We started with the analysis of missing values across the variables. Our first step was to use the skim function in the skimr package to get the percentage of missing values across the variables.
skimr::skim(accidents) %>% filter(stat == "missing") %>%
arrange(desc(value)) %>% select(variable, type, value) %>% mutate(percent = value/nrow(accidents))
We observe that variables like CONTRIBUTING FACTOR VEHICLE 5, VEHICLE TYPE CODE 5 etc. have the highest missing values - over 99%. These variables correspond to description of accidents involving as high as 5 vehicles, which would happen in very few cases.

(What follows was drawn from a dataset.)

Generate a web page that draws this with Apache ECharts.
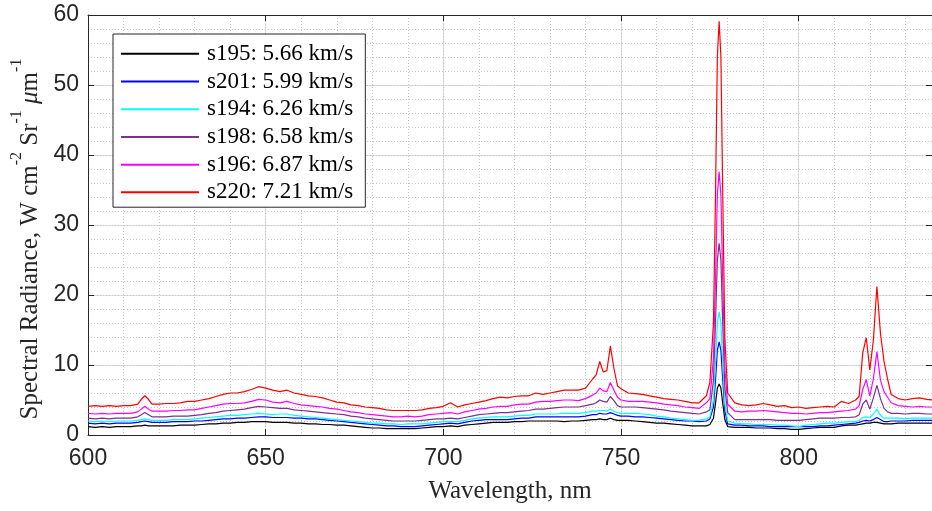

It is noteworthy that variables like BOROUGH and ZIP CODE have about 28% missing values.
Since most of the observations do not have variables CONTRIBUTING FACTOR VEHICLE 5, VEHICLE TYPE CODE 5 etc, we decided to drop them. To avoid loss of useful information from this, we created a new binary variable which indicates if 3 or more vehicles were involved in an accident.
accidents <- accidents %>% mutate(VEHICLES_INVOLVED_GTE3 = 1 * !is.na(`CONTRIBUTING FACTOR VEHICLE 3`))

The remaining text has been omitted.